I was not passing through this time.
Autumn
As the country slipped into copper and rust, I felt my life begin to root itself again. What followed was a season of open doors; friends and family arriving week after week.
Around the dinner table, we passed plates of warm food, poured red wine, and laughed until sound returned to rooms that had once been empty. It felt like a feast in the truest sense. Not extravagant, but abundant. A quiet celebration of coming back to life.

In time, his shoes appeared on the rack. His coat brushed against mine. His toothbrush took its place by the sink. His presence folded itself gently into my days, and without effort, we found a rhythm together.
*
One Sunday, I found myself walking into church again.
In the first weeks, I cried without warning. Not from grief, but recognition. It felt like returning to something that had been waiting quietly for me to come back.
One morning, as we stepped outside the church, two butterflies crossed our path. I watched them disappear into the light and smiled. It felt like a sign, gentle and unannounced.
Faith feels different now. Not something I reach for in desperation or push away in defiance, but a table I step up to willingly. We pray together each morning and night, and attend liturgy every Sunday. It’s a rhythm I’ve come to love, shared with him and with the community that gathers.
Winter
Last week, we found a Christmas tree[18]. It was a little wonky, leaning slightly to one side with branches that didn’t quite match up. We decorated it anyway. It reminds me that grace is rarely symmetrical. It usually looks like this: messy, real, and still somehow full of light.

I look around the living room, taking stock of the year that has been. This is a house built from love and safety. I feel it settle into my body; my nervous system, once so frayed, is finally steady. It feels like the years the locusts had eaten are being gently restored[19].
My phone sits on the table, silent. I don’t need its artificial glow to feel seen anymore.

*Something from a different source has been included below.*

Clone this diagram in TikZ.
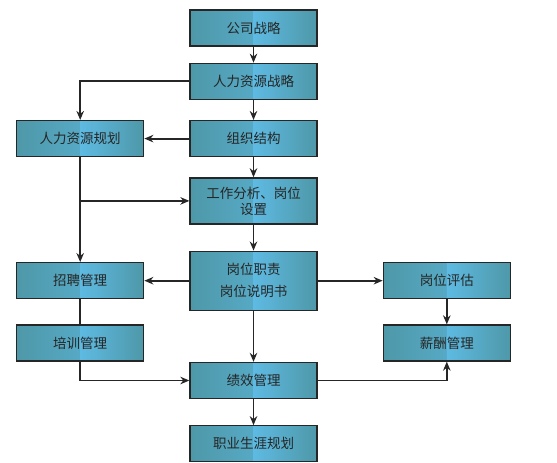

In the mornings, I glance over at Oliver and catch the low winter sun moving through the glass. It hits his face, turning his profile to gold. A wave of love overwhelms me. Not the anxious, grasping kind, but a quiet, heavy tide. I see his kindness. I see the space he has held for me.
For so long, I thought I had to prove that the weight of life was mine to carry alone. But here, I have found a yoke that is easy and a burden that is light[20].
We are home together.
Author’s note: This piece marks a year of transition, not my usual end-of-year post. It brings together places, people, and prayers that shaped me in ways I didn’t fully understand at the time. Some parts reach back to earlier writing; others are new. All of it is true as I remember it.